**REQUIRED WORK:**
All of the material below is to be restated word for word, apart from the pictures.
========================
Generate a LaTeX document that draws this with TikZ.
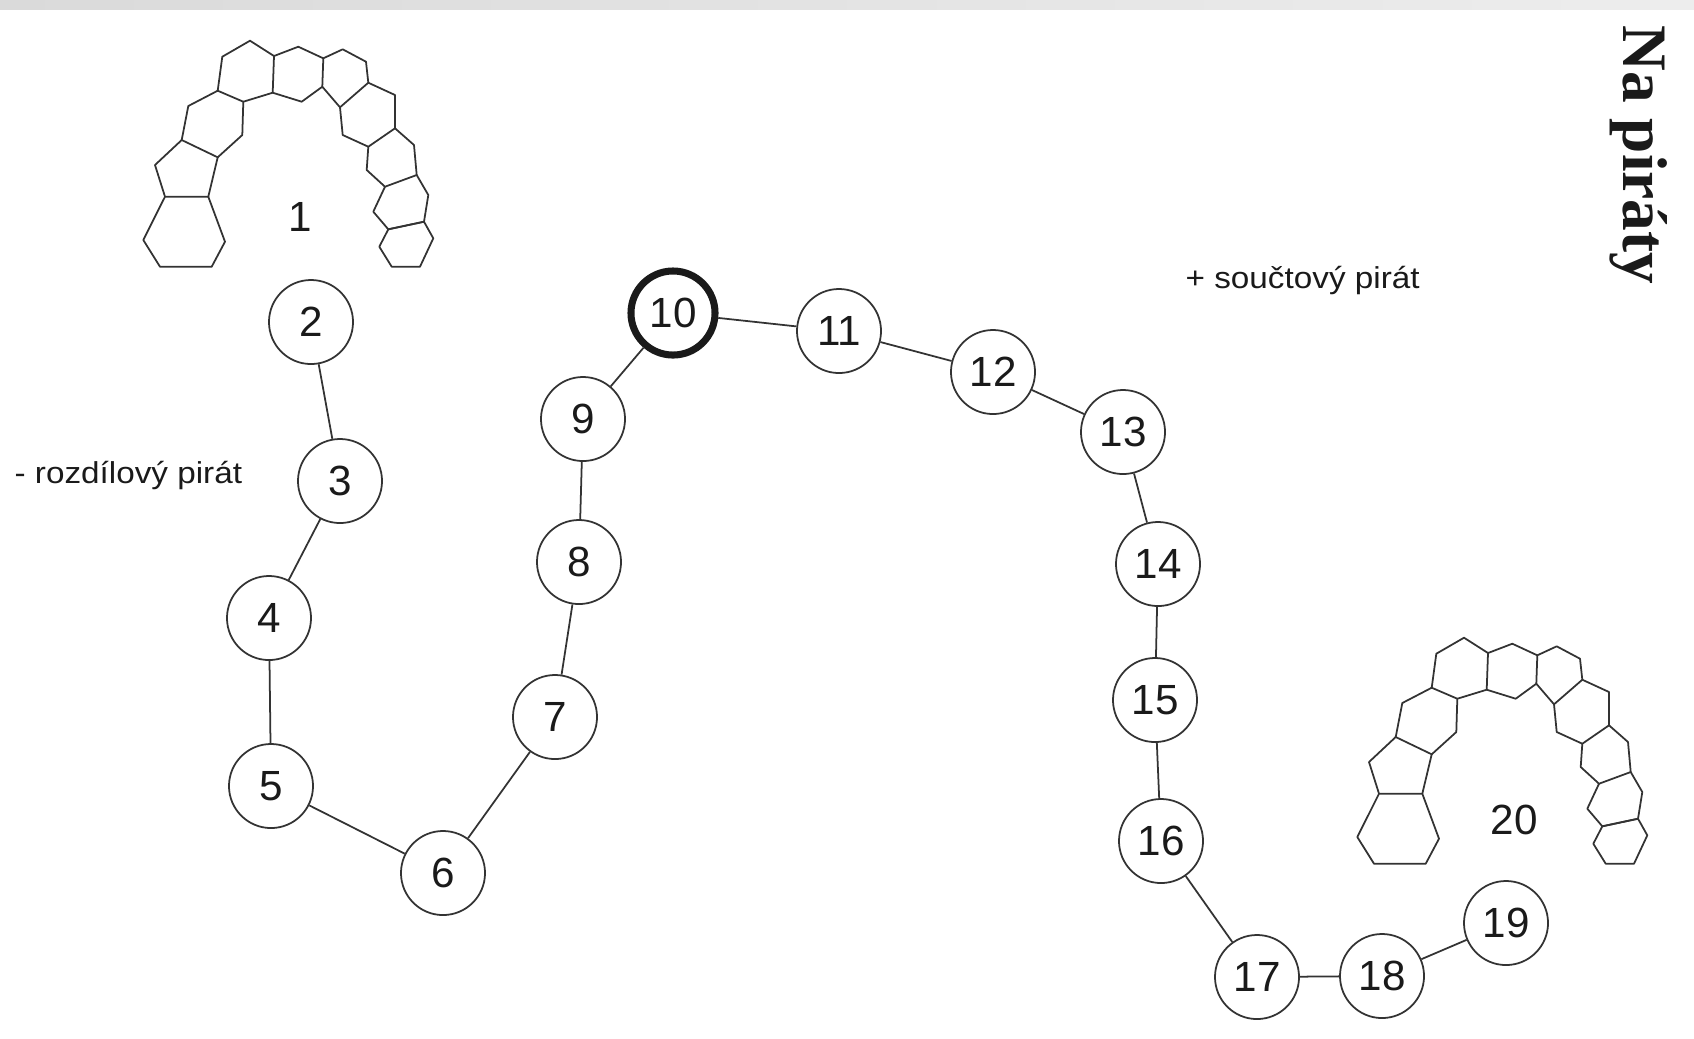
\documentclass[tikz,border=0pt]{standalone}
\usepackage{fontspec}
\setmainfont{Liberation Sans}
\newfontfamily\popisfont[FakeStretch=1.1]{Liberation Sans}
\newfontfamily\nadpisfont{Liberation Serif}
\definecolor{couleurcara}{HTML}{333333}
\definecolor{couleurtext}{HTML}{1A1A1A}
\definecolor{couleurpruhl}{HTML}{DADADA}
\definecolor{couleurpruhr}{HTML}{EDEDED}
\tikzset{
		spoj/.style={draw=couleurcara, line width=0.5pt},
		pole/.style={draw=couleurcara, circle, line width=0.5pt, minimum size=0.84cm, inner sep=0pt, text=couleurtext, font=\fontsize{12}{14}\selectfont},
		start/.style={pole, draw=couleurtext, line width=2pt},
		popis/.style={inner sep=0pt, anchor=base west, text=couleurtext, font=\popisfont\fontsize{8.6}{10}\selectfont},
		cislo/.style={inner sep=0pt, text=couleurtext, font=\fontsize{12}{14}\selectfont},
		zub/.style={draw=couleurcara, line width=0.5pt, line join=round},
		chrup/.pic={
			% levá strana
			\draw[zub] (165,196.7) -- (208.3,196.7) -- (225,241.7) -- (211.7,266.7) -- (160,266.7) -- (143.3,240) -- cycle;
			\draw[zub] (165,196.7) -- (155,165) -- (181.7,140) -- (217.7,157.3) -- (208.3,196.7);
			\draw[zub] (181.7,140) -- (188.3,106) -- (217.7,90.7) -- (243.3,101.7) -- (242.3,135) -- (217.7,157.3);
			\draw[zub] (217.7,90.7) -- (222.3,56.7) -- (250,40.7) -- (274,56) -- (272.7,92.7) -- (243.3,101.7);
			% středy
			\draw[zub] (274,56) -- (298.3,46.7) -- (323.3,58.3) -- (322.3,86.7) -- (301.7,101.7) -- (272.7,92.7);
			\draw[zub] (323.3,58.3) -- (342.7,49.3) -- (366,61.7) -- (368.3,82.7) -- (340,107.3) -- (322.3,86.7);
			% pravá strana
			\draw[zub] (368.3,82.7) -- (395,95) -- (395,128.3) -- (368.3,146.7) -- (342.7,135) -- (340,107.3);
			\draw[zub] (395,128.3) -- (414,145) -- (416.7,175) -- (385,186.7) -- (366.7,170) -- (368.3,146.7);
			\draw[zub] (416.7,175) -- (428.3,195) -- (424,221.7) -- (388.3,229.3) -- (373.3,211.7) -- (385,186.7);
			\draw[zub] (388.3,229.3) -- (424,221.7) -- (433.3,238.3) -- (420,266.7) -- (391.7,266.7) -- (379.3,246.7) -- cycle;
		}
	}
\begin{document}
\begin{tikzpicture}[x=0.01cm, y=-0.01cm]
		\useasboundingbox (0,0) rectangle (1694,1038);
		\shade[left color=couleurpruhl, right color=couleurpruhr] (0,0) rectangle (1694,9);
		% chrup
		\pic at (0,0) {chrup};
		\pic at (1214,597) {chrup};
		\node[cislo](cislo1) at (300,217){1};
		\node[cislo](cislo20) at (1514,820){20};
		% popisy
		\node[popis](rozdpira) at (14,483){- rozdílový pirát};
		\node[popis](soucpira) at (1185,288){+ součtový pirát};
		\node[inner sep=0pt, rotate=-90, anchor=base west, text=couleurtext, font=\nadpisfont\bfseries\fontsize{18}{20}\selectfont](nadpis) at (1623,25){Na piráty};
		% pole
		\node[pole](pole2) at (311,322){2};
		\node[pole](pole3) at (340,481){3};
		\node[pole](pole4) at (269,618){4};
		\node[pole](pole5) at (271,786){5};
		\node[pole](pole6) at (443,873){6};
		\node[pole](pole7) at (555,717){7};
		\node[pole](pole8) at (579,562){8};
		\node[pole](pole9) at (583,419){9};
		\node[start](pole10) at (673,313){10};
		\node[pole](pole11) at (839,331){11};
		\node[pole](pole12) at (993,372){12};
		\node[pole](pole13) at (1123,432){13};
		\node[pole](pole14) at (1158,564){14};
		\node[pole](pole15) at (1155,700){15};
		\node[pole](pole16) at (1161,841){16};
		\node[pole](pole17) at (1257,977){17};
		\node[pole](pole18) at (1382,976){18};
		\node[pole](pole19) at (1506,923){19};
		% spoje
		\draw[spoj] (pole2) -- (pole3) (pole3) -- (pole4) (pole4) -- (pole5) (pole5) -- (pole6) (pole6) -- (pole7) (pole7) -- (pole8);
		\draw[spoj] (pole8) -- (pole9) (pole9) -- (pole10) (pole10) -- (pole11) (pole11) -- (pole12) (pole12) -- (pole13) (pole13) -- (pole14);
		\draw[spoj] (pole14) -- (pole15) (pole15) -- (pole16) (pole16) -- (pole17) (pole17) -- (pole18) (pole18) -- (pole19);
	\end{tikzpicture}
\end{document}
========================
**THE RESPONSE:**
Generate a LaTeX document that draws this with TikZ.
\documentclass[tikz,border=0pt]{standalone}
\usepackage{fontspec}
\setmainfont{Liberation Sans}
\newfontfamily\popisfont[FakeStretch=1.1]{Liberation Sans}
\newfontfamily\nadpisfont{Liberation Serif}
\definecolor{couleurcara}{HTML}{333333}
\definecolor{couleurtext}{HTML}{1A1A1A}
\definecolor{couleurpruhl}{HTML}{DADADA}
\definecolor{couleurpruhr}{HTML}{EDEDED}
\tikzset{
		spoj/.style={draw=couleurcara, line width=0.5pt},
		pole/.style={draw=couleurcara, circle, line width=0.5pt, minimum size=0.84cm, inner sep=0pt, text=couleurtext, font=\fontsize{12}{14}\selectfont},
		start/.style={pole, draw=couleurtext, line width=2pt},
		popis/.style={inner sep=0pt, anchor=base west, text=couleurtext, font=\popisfont\fontsize{8.6}{10}\selectfont},
		cislo/.style={inner sep=0pt, text=couleurtext, font=\fontsize{12}{14}\selectfont},
		zub/.style={draw=couleurcara, line width=0.5pt, line join=round},
		chrup/.pic={
			% levá strana
			\draw[zub] (165,196.7) -- (208.3,196.7) -- (225,241.7) -- (211.7,266.7) -- (160,266.7) -- (143.3,240) -- cycle;
			\draw[zub] (165,196.7) -- (155,165) -- (181.7,140) -- (217.7,157.3) -- (208.3,196.7);
			\draw[zub] (181.7,140) -- (188.3,106) -- (217.7,90.7) -- (243.3,101.7) -- (242.3,135) -- (217.7,157.3);
			\draw[zub] (217.7,90.7) -- (222.3,56.7) -- (250,40.7) -- (274,56) -- (272.7,92.7) -- (243.3,101.7);
			% středy
			\draw[zub] (274,56) -- (298.3,46.7) -- (323.3,58.3) -- (322.3,86.7) -- (301.7,101.7) -- (272.7,92.7);
			\draw[zub] (323.3,58.3) -- (342.7,49.3) -- (366,61.7) -- (368.3,82.7) -- (340,107.3) -- (322.3,86.7);
			% pravá strana
			\draw[zub] (368.3,82.7) -- (395,95) -- (395,128.3) -- (368.3,146.7) -- (342.7,135) -- (340,107.3);
			\draw[zub] (395,128.3) -- (414,145) -- (416.7,175) -- (385,186.7) -- (366.7,170) -- (368.3,146.7);
			\draw[zub] (416.7,175) -- (428.3,195) -- (424,221.7) -- (388.3,229.3) -- (373.3,211.7) -- (385,186.7);
			\draw[zub] (388.3,229.3) -- (424,221.7) -- (433.3,238.3) -- (420,266.7) -- (391.7,266.7) -- (379.3,246.7) -- cycle;
		}
	}
\begin{document}
\begin{tikzpicture}[x=0.01cm, y=-0.01cm]
		\useasboundingbox (0,0) rectangle (1694,1038);
		\shade[left color=couleurpruhl, right color=couleurpruhr] (0,0) rectangle (1694,9);
		% chrup
		\pic at (0,0) {chrup};
		\pic at (1214,597) {chrup};
		\node[cislo](cislo1) at (300,217){1};
		\node[cislo](cislo20) at (1514,820){20};
		% popisy
		\node[popis](rozdpira) at (14,483){- rozdílový pirát};
		\node[popis](soucpira) at (1185,288){+ součtový pirát};
		\node[inner sep=0pt, rotate=-90, anchor=base west, text=couleurtext, font=\nadpisfont\bfseries\fontsize{18}{20}\selectfont](nadpis) at (1623,25){Na piráty};
		% pole
		\node[pole](pole2) at (311,322){2};
		\node[pole](pole3) at (340,481){3};
		\node[pole](pole4) at (269,618){4};
		\node[pole](pole5) at (271,786){5};
		\node[pole](pole6) at (443,873){6};
		\node[pole](pole7) at (555,717){7};
		\node[pole](pole8) at (579,562){8};
		\node[pole](pole9) at (583,419){9};
		\node[start](pole10) at (673,313){10};
		\node[pole](pole11) at (839,331){11};
		\node[pole](pole12) at (993,372){12};
		\node[pole](pole13) at (1123,432){13};
		\node[pole](pole14) at (1158,564){14};
		\node[pole](pole15) at (1155,700){15};
		\node[pole](pole16) at (1161,841){16};
		\node[pole](pole17) at (1257,977){17};
		\node[pole](pole18) at (1382,976){18};
		\node[pole](pole19) at (1506,923){19};
		% spoje
		\draw[spoj] (pole2) -- (pole3) (pole3) -- (pole4) (pole4) -- (pole5) (pole5) -- (pole6) (pole6) -- (pole7) (pole7) -- (pole8);
		\draw[spoj] (pole8) -- (pole9) (pole9) -- (pole10) (pole10) -- (pole11) (pole11) -- (pole12) (pole12) -- (pole13) (pole13) -- (pole14);
		\draw[spoj] (pole14) -- (pole15) (pole15) -- (pole16) (pole16) -- (pole17) (pole17) -- (pole18) (pole18) -- (pole19);
	\end{tikzpicture}
\end{document}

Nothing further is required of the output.